Permanent Record grabbed a hold of my heart with the wild abandon of a murderous Damon Salvatore and I loved it. Bittersweet and packed with uncomfortable truths, it was every bit as cool as Mary H.K. Choi herself. From this book to her extremely helpful podcast Hey, Cool Life, Mary has now cemented her place as one of my favourites, and a voice I am very glad to have during this lockdown.
Read Permanent Record. Seriously. It’ll blow your mind and break your heart a bit – but you can deal with that.
Then maybe watch Singin’ In The Rain because it doesn’t get much more pure than tap dancing, and I feel like we need that right now.
All her life, Spensa has dreamed of becoming a pilot. Of proving she’s a hero like her father. She made it to the sky, but the truths she learned there were crushing. The rumours of his cowardice are true – he deserted his flight during battle. Worse, he turned against his own team.
Spensa is sure there’s more to the story. And she’s sure that whatever happened to her father could happen to her. She’s heard the stars too – and it was terrifying. It turned her world upside down. Everything Spensa has been taught is a lie.
But Spensa also learned a few things about herself, too – and she’ll travel to the end of the galaxy to save humankind if she needs to.
After ploughing through Skyward in a couple of days, I quickly picked up Starsight, the sequel to Brandon Sanderson’s story about space pilots fighting a seemingly endless war against an alien race known as the Krell. Like I mentioned in my Skyward review, aliens aren’t really my thing, but after spending two books with Spensa and her multi-planetary (and species) war, I might be willing to change my stance.
There are a lot of aliens in this book. But I’ll get to that.
I’m not going to lie, diving pretty much straight from Skyward to Starsight was a bit of a disorientating experience. There’s a time jump between the events at the end of book one and where Starsight picks up. It’s been six months – and a pretty significant six months at that. The people of Detritus, Spensa’s home planet, have seen their knowledge advance a lot since the reveals at the end of the first book in the series, and while in a lot of ways this was no bad thing – it certainly pushed the story into some new and surprising territory quickly – I did find myself feeling a little bit robbed. After gradually putting the pieces together throughout the first book to finally understand Spensa, her father and what really went down that fateful day he appeared to abandoned his army in the midst of battle, missing out on much of the development of that understanding meant that the start of Starsight did fall a bit flat for me.
But don’t fear – Brandon pulled it back. It becomes apparent within a couple chapters that he made the choice to skip over six months of Spensa’s life because he had something big in mind.

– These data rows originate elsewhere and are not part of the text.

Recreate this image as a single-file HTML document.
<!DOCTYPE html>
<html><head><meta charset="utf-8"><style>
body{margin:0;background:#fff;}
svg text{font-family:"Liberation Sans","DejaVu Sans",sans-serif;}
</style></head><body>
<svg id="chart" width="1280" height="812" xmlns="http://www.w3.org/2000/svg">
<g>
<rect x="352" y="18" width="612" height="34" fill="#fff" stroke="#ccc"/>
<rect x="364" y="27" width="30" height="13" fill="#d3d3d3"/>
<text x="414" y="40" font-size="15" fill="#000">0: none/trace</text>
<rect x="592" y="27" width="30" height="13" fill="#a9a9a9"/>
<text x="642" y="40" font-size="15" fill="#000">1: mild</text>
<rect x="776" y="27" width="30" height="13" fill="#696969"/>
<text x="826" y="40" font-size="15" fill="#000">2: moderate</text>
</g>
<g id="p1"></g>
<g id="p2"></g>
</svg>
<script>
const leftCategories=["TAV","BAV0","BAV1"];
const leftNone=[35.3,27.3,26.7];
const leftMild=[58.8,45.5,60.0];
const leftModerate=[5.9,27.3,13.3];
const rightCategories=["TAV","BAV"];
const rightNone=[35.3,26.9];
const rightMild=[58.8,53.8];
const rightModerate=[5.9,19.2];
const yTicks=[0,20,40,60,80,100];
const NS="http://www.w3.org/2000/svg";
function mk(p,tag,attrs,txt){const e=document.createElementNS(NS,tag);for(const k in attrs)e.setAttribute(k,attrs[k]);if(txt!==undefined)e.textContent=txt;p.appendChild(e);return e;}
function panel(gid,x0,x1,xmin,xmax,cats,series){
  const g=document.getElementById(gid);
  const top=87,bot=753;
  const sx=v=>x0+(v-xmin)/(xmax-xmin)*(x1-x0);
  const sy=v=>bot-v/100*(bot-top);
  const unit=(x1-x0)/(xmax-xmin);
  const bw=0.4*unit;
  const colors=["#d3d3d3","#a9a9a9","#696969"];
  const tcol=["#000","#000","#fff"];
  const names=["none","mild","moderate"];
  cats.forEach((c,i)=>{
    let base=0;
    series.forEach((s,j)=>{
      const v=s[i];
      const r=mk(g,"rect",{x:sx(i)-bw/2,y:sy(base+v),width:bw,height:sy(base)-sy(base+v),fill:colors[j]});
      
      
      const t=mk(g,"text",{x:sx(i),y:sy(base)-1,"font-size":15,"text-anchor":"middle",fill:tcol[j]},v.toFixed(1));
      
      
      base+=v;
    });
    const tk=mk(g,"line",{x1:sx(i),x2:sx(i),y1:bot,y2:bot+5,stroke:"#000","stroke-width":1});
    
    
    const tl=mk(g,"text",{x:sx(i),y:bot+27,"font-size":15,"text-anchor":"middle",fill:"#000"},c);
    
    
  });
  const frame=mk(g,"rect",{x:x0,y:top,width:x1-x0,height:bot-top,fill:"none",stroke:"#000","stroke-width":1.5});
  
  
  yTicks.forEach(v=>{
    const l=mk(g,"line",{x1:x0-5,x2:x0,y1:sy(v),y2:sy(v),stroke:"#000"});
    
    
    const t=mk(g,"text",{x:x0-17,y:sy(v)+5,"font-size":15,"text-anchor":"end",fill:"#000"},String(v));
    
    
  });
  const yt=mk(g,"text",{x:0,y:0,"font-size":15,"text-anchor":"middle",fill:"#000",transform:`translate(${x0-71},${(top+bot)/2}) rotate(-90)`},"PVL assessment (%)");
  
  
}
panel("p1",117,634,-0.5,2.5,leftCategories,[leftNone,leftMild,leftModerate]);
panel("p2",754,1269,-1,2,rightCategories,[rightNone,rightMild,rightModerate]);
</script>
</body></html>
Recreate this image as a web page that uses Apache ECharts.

Those other planets that were hinted at during Skyward are explored during Starsight, and it’s quite a ride. As I’ve mentioned, this book things get fully alien, and we find ourselves up close and personal with the Krell (who it turns out are crab people); diones, who tend to be either blue, red or purple and are non-binary; the kitsen, who are tiny fox people; and figments, which are invisible – plus a very scary murdery force out there in the stars which I won’t go into. It’s really better if you learn about those guys yourself.
Much like in the first book where Sanderson used a story of war as a way of thinking about courage, Starsight is more than anything a novel about compassion. When Spensa first encounters the other alien races that populate Starsight she sees them as just that – alien. Other. Not on her side. What becomes increasingly apparent though is that this war Spensa has spent her entire life consumed by is a lot more complicated than she had ever imagined. She comes into the situation as the persecuted party, but as she experiences more of the war from the other side she starts to realise that her own race isn’t blameless. And not only that, but the alien races she is surrounded by maybe aren’t so alien after all. What it means to be ‘human’ – from M-Bot’s struggles to make decisions independent of its AI’s programming, to the dione who wants to be a soldier even though that really isn’t something diones do – is the overarching theme, and I was 100% here for it.
I’m not going to lie, Starsight is not what I was expecting. Spensa spends the vast majority of the story away from Detritus, and therefore the flight team I fell in love with in book one, and while to start off with I felt pretty resentful about that (I love those guys!), the unexpected places Starsight took me had me sucked in again in no time.